Looking at Prime counting functions on Wikipedia, I only found formulas with no hint on how people got there. So, to better understand, I've decided to build one from scratch, starting from a naive kind of Sieves of Eratosthenes. Here is what I've found so far: $$ \text{Let } k = \left\lfloor\frac {x - 1} {6} \right\rfloor \text{ and a function } p1(x) \text{ such that: } $$ $$ p1(x)=k-\sum _{i=1}^{6i^2-2i\leqslant k} \left( \left\lfloor \frac{k+i}{6i-1}\right\rfloor -i+1 \right) - \sum _{i=1}^{6i^2+2i\leqslant k} \left( \left\lfloor \frac{k-i}{6i+1}\right\rfloor -i+1 \right) + \sum _{i=0}^{i\leqslant \frac{k-29}{25}} \left( \left\lfloor \frac{k+5i+6}{30i+35}\right\rfloor -1 \right) + \sum _{i=0}^{i\leqslant \frac{k-29}{35}} \left\lfloor \frac{k-5i-4}{30i+25}\right\rfloor + \sum _{i=0}^{i\leqslant \frac{k-64}{35}} \left( \left\lfloor \frac{k+7i+13}{42i+77}\right\rfloor -1 \right) + \sum _{i=0}^{i\leqslant \frac{k-57}{49}} \left( \left\lfloor \frac{k-7i-8}{42i+49}\right\rfloor -1 \right) $$ $$ \text{and let } k=\left\lfloor \frac{x+1}{6}\right\rfloor \text{ and a function } p2(x) \text{such that}: $$ $$ p2(x)=k-\sum _{i=1}^{i\leqslant \frac{k+1}{7}} \left\lfloor \frac{k-i}{6i-1}\right\rfloor + \sum _{i=0}^{i\leqslant \frac{k-21}{25}} \left( \left\lfloor \frac{k+5i+4}{30i+25}\right\rfloor -1 \right) + \sum _{i=0}^{i\leqslant \frac{k-41}{35}} \left\lfloor \frac{k-5i-6}{30i+35}\right\rfloor + \sum _{i=0}^{i\leqslant \frac{k-41}{35}} \left( \left\lfloor \frac{k+7i+8}{42i+49}\right\rfloor -1 \right) $$ $$ \text{Then for any } x\leqslant 874, \text{we have:} $$ $$ 2+p1(x)+p2(x)= \pi (x) $$ Although the result looks like complicated, this is only very simple sums and programming an algorithm that matches it is really straightforward.
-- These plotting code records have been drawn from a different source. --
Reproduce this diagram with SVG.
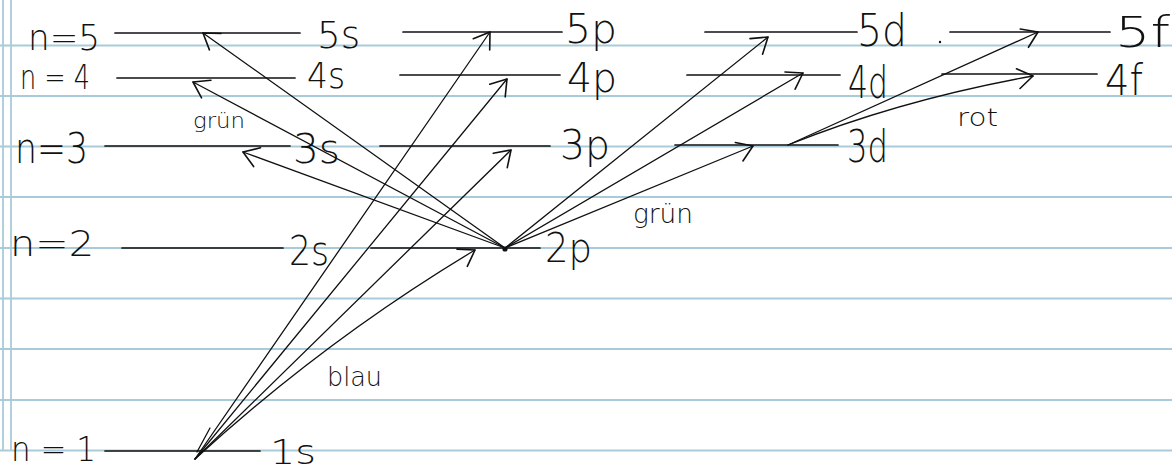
<svg xmlns="http://www.w3.org/2000/svg" width="1172" height="470" viewBox="0 0 1172 470">
<style>
.rule{stroke:#a9cbd9;stroke-width:2;fill:none}
.margin{stroke:#a9cbd9;stroke-width:1.8;fill:none}
.lvl{stroke:#111;stroke-width:1.7;fill:none;stroke-linecap:round}
.arr{stroke:#111;stroke-width:1.3;fill:none;stroke-linecap:round}
.lab{font-family:"DejaVu Sans","Liberation Sans",sans-serif;fill:#111;font-weight:200}
.note{font-family:"DejaVu Sans","Liberation Sans",sans-serif;fill:#111;font-weight:200}
</style>
<defs>
<marker id="ah" markerUnits="userSpaceOnUse" orient="auto" refX="0" refY="0" markerWidth="40" markerHeight="40" viewBox="-20 -20 40 40" overflow="visible">
<path d="M -15 -10 L 0 0 L -15 10" fill="none" stroke="#111" stroke-width="1.6" stroke-linecap="round" stroke-linejoin="round"/>
</marker>
</defs>
<rect x="0" y="0" width="1172" height="470" fill="#ffffff"/>
<g id="paper">
<line class="rule" x1="0" y1="45.5" x2="1172" y2="45.5"/>
<line class="rule" x1="0" y1="96" x2="1172" y2="96"/>
<line class="rule" x1="0" y1="146.5" x2="1172" y2="146.5"/>
<line class="rule" x1="0" y1="197" x2="1172" y2="197"/>
<line class="rule" x1="0" y1="248" x2="1172" y2="248"/>
<line class="rule" x1="0" y1="298.5" x2="1172" y2="298.5"/>
<line class="rule" x1="0" y1="349" x2="1172" y2="349"/>
<line class="rule" x1="0" y1="400" x2="1172" y2="400"/>
<line class="rule" x1="0" y1="450.5" x2="1172" y2="450.5"/>
<line class="margin" x1="3" y1="0" x2="3" y2="451"/>
<line class="margin" x1="11" y1="0" x2="11" y2="451"/>
</g>
<g id="n5">
<text class="lab" x="28" y="50" font-size="35" textLength="72" lengthAdjust="spacingAndGlyphs">n=5</text>
<line class="lvl" x1="115" y1="33" x2="300" y2="33"/>
<text class="lab" x="317" y="48" font-size="38" textLength="43" lengthAdjust="spacingAndGlyphs">5s</text>
</g>
<g id="n4">
<text class="lab" x="20" y="89" font-size="33" textLength="70" lengthAdjust="spacingAndGlyphs">n = 4</text>
<line class="lvl" x1="117" y1="78" x2="295" y2="78"/>
<text class="lab" x="307" y="88" font-size="36" textLength="38" lengthAdjust="spacingAndGlyphs">4s</text>
</g>
<g id="n3">
<text class="lab" x="15" y="163" font-size="42" textLength="73" lengthAdjust="spacingAndGlyphs">n=3</text>
<line class="lvl" x1="105" y1="146" x2="290" y2="146"/>
<text class="lab" x="293" y="163" font-size="40" textLength="47" lengthAdjust="spacingAndGlyphs">3s</text>
</g>
<g id="n2">
<text class="lab" x="10" y="256" font-size="35" textLength="84" lengthAdjust="spacingAndGlyphs">n=2</text>
<line class="lvl" x1="122" y1="248" x2="283" y2="248"/>
<text class="lab" x="289" y="265" font-size="40" textLength="40" lengthAdjust="spacingAndGlyphs">2s</text>
</g>
<g id="n1">
<text class="lab" x="11" y="461" font-size="33" textLength="85" lengthAdjust="spacingAndGlyphs">n = 1</text>
<line class="lvl" x1="105" y1="451" x2="260" y2="451" stroke-width="2.3"/>
<text class="lab" x="270" y="464" font-size="33" textLength="46" lengthAdjust="spacingAndGlyphs">1s</text>
</g>
<g id="p5">
<line class="lvl" x1="403" y1="32" x2="562" y2="32"/>
<text class="lab" x="565" y="43" font-size="40" textLength="52" lengthAdjust="spacingAndGlyphs">5p</text>
</g>
<g id="p4">
<line class="lvl" x1="400" y1="75" x2="560" y2="75"/>
<text class="lab" x="567" y="92" font-size="40" textLength="50" lengthAdjust="spacingAndGlyphs">4p</text>
</g>
<g id="p3">
<line class="lvl" x1="380" y1="146" x2="550" y2="146"/>
<text class="lab" x="560" y="159" font-size="40" textLength="50" lengthAdjust="spacingAndGlyphs">3p</text>
</g>
<g id="p2">
<line class="lvl" x1="371" y1="248" x2="540" y2="248"/>
<circle cx="505" cy="249" r="2.6" fill="#111"/>
<text class="lab" x="545" y="262" font-size="40" textLength="47" lengthAdjust="spacingAndGlyphs">2p</text>
</g>
<g id="d5">
<line class="lvl" x1="705" y1="32" x2="857" y2="32"/>
<text class="lab" x="857" y="46" font-size="44" textLength="50" lengthAdjust="spacingAndGlyphs">5d</text>
</g>
<g id="d4">
<line class="lvl" x1="687" y1="75" x2="840" y2="75"/>
<text class="lab" x="848" y="98" font-size="44" textLength="40" lengthAdjust="spacingAndGlyphs">4d</text>
</g>
<g id="d3">
<line class="lvl" x1="675" y1="145" x2="838" y2="145"/>
<text class="lab" x="847" y="162" font-size="44" textLength="41" lengthAdjust="spacingAndGlyphs">3d</text>
</g>
<g id="f5">
<circle cx="940" cy="42" r="1.2" fill="#111"/>
<line class="lvl" x1="950" y1="32" x2="1110" y2="32"/>
<text class="lab" x="1115" y="47" font-size="42" textLength="55" lengthAdjust="spacingAndGlyphs">5f</text>
</g>
<g id="f4">
<line class="lvl" x1="942" y1="74" x2="1097" y2="74"/>
<text class="lab" x="1105" y="95" font-size="42" textLength="38" lengthAdjust="spacingAndGlyphs">4f</text>
</g>
<g id="connectors">
<line class="arr" x1="505" y1="248" x2="203" y2="33" marker-end="url(#ah)"/>
<line class="arr" x1="505" y1="248" x2="193" y2="82" marker-end="url(#ah)"/>
<line class="arr" x1="505" y1="248" x2="243" y2="152" marker-end="url(#ah)"/>
<line class="arr" x1="505" y1="248" x2="768" y2="37" marker-end="url(#ah)"/>
<line class="arr" x1="505" y1="248" x2="803" y2="73" marker-end="url(#ah)"/>
<line class="arr" x1="505" y1="248" x2="753" y2="146" marker-end="url(#ah)"/>
<line class="arr" x1="195" y1="459" x2="490" y2="32" marker-end="url(#ah)"/>
<line class="arr" x1="195" y1="459" x2="507" y2="79" marker-end="url(#ah)"/>
<line class="arr" x1="195" y1="459" x2="511" y2="150" marker-end="url(#ah)"/>
<path class="arr" d="M195 459 Q 325 340 475 250" marker-end="url(#ah)"/>
<line class="arr" x1="788" y1="145" x2="1038" y2="32" marker-end="url(#ah)"/>
<path class="arr" d="M788 145 Q 900 100 1033 76" marker-end="url(#ah)"/>
<line class="arr" x1="197" y1="452" x2="210" y2="428"/>
</g>
<g id="notes">
<text class="note" x="193" y="128" font-size="22" textLength="52" lengthAdjust="spacingAndGlyphs">grün</text>
<text class="note" x="633" y="223" font-size="26" textLength="60" lengthAdjust="spacingAndGlyphs">grün</text>
<text class="note" x="957" y="126" font-size="24" textLength="41" lengthAdjust="spacingAndGlyphs">rot</text>
<text class="note" x="327" y="386" font-size="26" textLength="55" lengthAdjust="spacingAndGlyphs">blau</text>
</g>
</svg>
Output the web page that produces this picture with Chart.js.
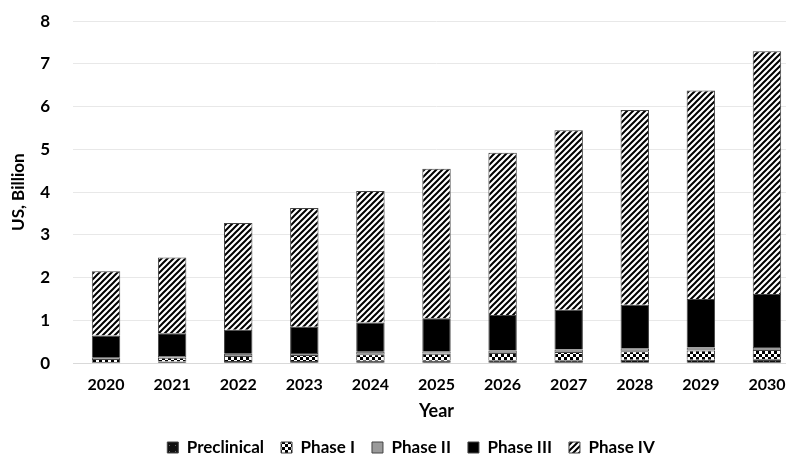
<!DOCTYPE html>
<html>
<head>
<meta charset="utf-8">
<script src="https://cdn.jsdelivr.net/npm/chart.js@4.4.0/dist/chart.umd.min.js"></script>
<style>
  html, body { margin: 0; padding: 0; background: #fff; overflow: hidden; }
  #wrap { width: 800px; height: 478px; margin-top: -12px; }
</style>
</head>
<body>
<div id="wrap"><canvas id="myChart"></canvas></div>
<script>
const years = ['2020', '2021', '2022', '2023', '2024', '2025', '2026', '2027', '2028', '2029', '2030'];
const preclinical = [0.03, 0.04, 0.05, 0.05, 0.06, 0.06, 0.07, 0.07, 0.08, 0.08, 0.09];
const phase1 = [0.07, 0.09, 0.12, 0.14, 0.15, 0.16, 0.17, 0.19, 0.20, 0.22, 0.22];
const phase2 = [0.03, 0.04, 0.05, 0.05, 0.06, 0.06, 0.06, 0.06, 0.07, 0.07, 0.07];
const phase3 = [0.52, 0.53, 0.56, 0.61, 0.68, 0.77, 0.83, 0.93, 1.02, 1.13, 1.24];
const phase4 = [1.50, 1.77, 2.50, 2.78, 3.08, 3.50, 3.79, 4.20, 4.55, 4.88, 5.68];

function makePattern(size, draw) {
    const c = document.createElement('canvas');
    c.width = size;
    c.height = size;
    const g = c.getContext('2d');
    draw(g, size);
    return g.createPattern(c, 'repeat');
}

const ctx = document.getElementById('myChart').getContext('2d');

// diagonal hatch for phase IV
const hatch = makePattern(6, function (g, s) {
    g.fillStyle = '#fff';
    g.fillRect(0, 0, s, s);
    g.strokeStyle = '#000';
    g.lineWidth = 2;
    g.beginPath();
    g.moveTo(-1, s + 1); g.lineTo(s + 1, -1);
    g.moveTo(-1, 1); g.lineTo(1, -1);
    g.moveTo(s - 1, s + 1); g.lineTo(s + 1, s - 1);
    g.stroke();
});

// checker for phase I
const checker = makePattern(6, function (g, s) {
    g.fillStyle = '#000';
    g.fillRect(0, 0, s, s);
    g.fillStyle = '#fff';
    g.fillRect(0, 0, 3, 3);
    g.fillRect(3, 3, 3, 3);
});

// dark dotted for preclinical
const dotted = makePattern(6, function (g, s) {
    g.fillStyle = '#111';
    g.fillRect(0, 0, s, s);
    g.fillStyle = '#666';
    g.fillRect(1, 1, 1, 1);
});

const font = 'Lato, "Open Sans", sans-serif';

const myChart = new Chart(ctx, {
    type: 'bar',
    data: {
        labels: years,
        datasets: [
            { label: 'Preclinical', data: preclinical, backgroundColor: dotted },
            { label: 'Phase I', data: phase1, backgroundColor: checker },
            { label: 'Phase II', data: phase2, backgroundColor: '#9a9a9a' },
            { label: 'Phase III', data: phase3, backgroundColor: '#000' },
            { label: 'Phase IV', data: phase4, backgroundColor: hatch }
        ].map(function (d) {
            d.borderColor = '#444';
            d.borderWidth = 1;
            d.categoryPercentage = 1;
            d.barPercentage = 0.43;
            return d;
        })
    },
    options: {
        responsive: true,
        maintainAspectRatio: false,
        animation: false,
        layout: { padding: { top: 2, left: 22, right: 0, bottom: 0 } },
        scales: {
            x: {
                stacked: true,
                grid: { display: false },
                border: { color: '#d9d9d9' },
                ticks: { color: '#000', padding: 4, font: { family: font, size: 16, weight: 'bold' } },
                title: {
                    display: true, text: 'Year', color: '#000',
                    font: { family: font, size: 18, weight: 'bold' }, padding: { top: 2, bottom: 0 }
                }
            },
            y: {
                stacked: true,
                min: 0,
                max: 8,
                afterFit: function (scale) { scale.width = 51; },
                ticks: {
                    stepSize: 1, color: '#000', padding: 23,
                    font: { family: font, size: 17, weight: 'bold' }
                },
                grid: { color: '#e8e8e8', drawTicks: false },
                border: { display: false },
                title: {
                    display: true, text: 'US, Billion', color: '#000', padding: { top: -14, bottom: 4 },
                    font: { family: font, size: 17, weight: 'bold' }
                }
            }
        },
        plugins: {
            legend: {
                position: 'bottom',
                labels: {
                    boxWidth: 11, boxHeight: 11, color: '#000', padding: 17,
                    font: { family: font, size: 17, weight: 'bold' }
                }
            },
            tooltip: { enabled: false }
        }
    }
});
</script>
</body>
</html>
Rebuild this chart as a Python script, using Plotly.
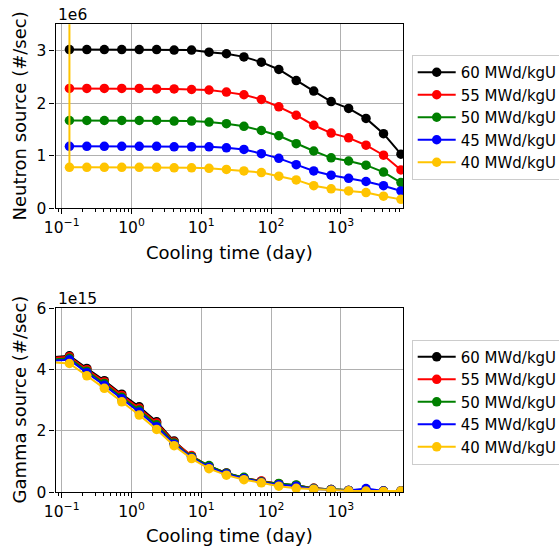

Here for example is the corresponding Mathematica code:
Manipulate[
Module[{panel, p1, p2, pcount},
p1[x_] :=
Module[{k, i, sum, sum1, sum2, sum3, sum4, sum5, sum6},
k = Floor[(x - 1)/6];
sum1 = (i = 1; sum = 0;
While[6*i^2 - 2*i <= k, sum += Floor[(k + i)/(6*i - 1)] - i + 1;
i++]; sum);
sum2 = (i = 1; sum = 0;
While[6*i^2 + 2*i <= k, sum += Floor[(k - i)/(6*i + 1)] - i + 1;
i++]; sum);
sum3 = (i = 0; sum = 0;
While[i <= (k - 29)/25,
sum += Floor[(k + 5*i + 6)/(30*i + 35)] - 1; i++]; sum);
sum4 = (i = 0; sum = 0;
While[i <= (k - 29)/35, sum += Floor[(k - 5*i - 4)/(30*i + 25)];
i++]; sum);
sum5 = (i = 0; sum = 0;
While[i <= (k - 64)/35,
sum += Floor[(k + 7*i + 13)/(42*i + 77)] - 1; i++]; sum);
sum6 = (i = 0; sum = 0;
While[i <= (k - 57)/49,
sum += Floor[(k - 7*i - 8)/(42*i + 49)] - 1; i++]; sum);
k - sum1 - sum2 + sum3 + sum4 + sum5 + sum6
];
p2[x_] :=
Module[{km, i, sum, sum1, sum2, sum3, sum4, sum5, sum6},
km = Floor[(x + 1)/6];
sum1 = (i = 1; sum = 0;
While[i <= (km + 1)/7, sum += Floor[(km - i)/(6*i - 1)]; i++];
sum);
sum2 = (i = 0; sum = 0;
While[i <= (km - 21)/25,
sum += Floor[(km + 5*i + 4)/(30*i + 25)] - 1; i++]; sum);
sum3 = (i = 0; sum = 0;
While[i <= (km - 41)/35,
sum += Floor[(km - 5*i - 6)/(30*i + 35)]; i++]; sum);
sum4 = (i = 0; sum = 0;
While[i <= (km - 41)/35,
sum += Floor[(km + 7*i + 8)/(42*i + 49)] - 1; i++]; sum);
km - sum1 + sum2 + sum3 + sum4
];
pcount[x_] := 2 + p1[x] + p2[x];
panel =
Panel@Column[{
Grid[{
{"x", x}, {"\[Pi](x)", PrimePi[x]}, {"pcount(x)", pcount[x]}
}, Alignment -> {Left, Top}, Frame -> All]
}];
panel
]
, {{x, 301}, 1, 1500, 1, Appearance -> "Open"}
]
I've found interesting the fact that you don't need to rely on Primes table nor need of trial division.
Although the range $x\leqslant 874$ (in fact, it also works for range $1001\leqslant x\leqslant 1224$) is quite small, I think that the formula can be extended to any range by adding necessary sums, but it then becomes difficult to avoid duplicates counts.
EDIT1: some people misunderstood "by adding necessary sums". I mean in fact that I'm quite sure that $p1(x)$ and $p2(x)$ valid for any $x$ can be written in the form of a closed single double-sum of $k$ (i.e: $pn(x)=\sum \sum f(k)$ ).
I didn't find anything on the net about this or similar kind of formula. Does anybody know something about?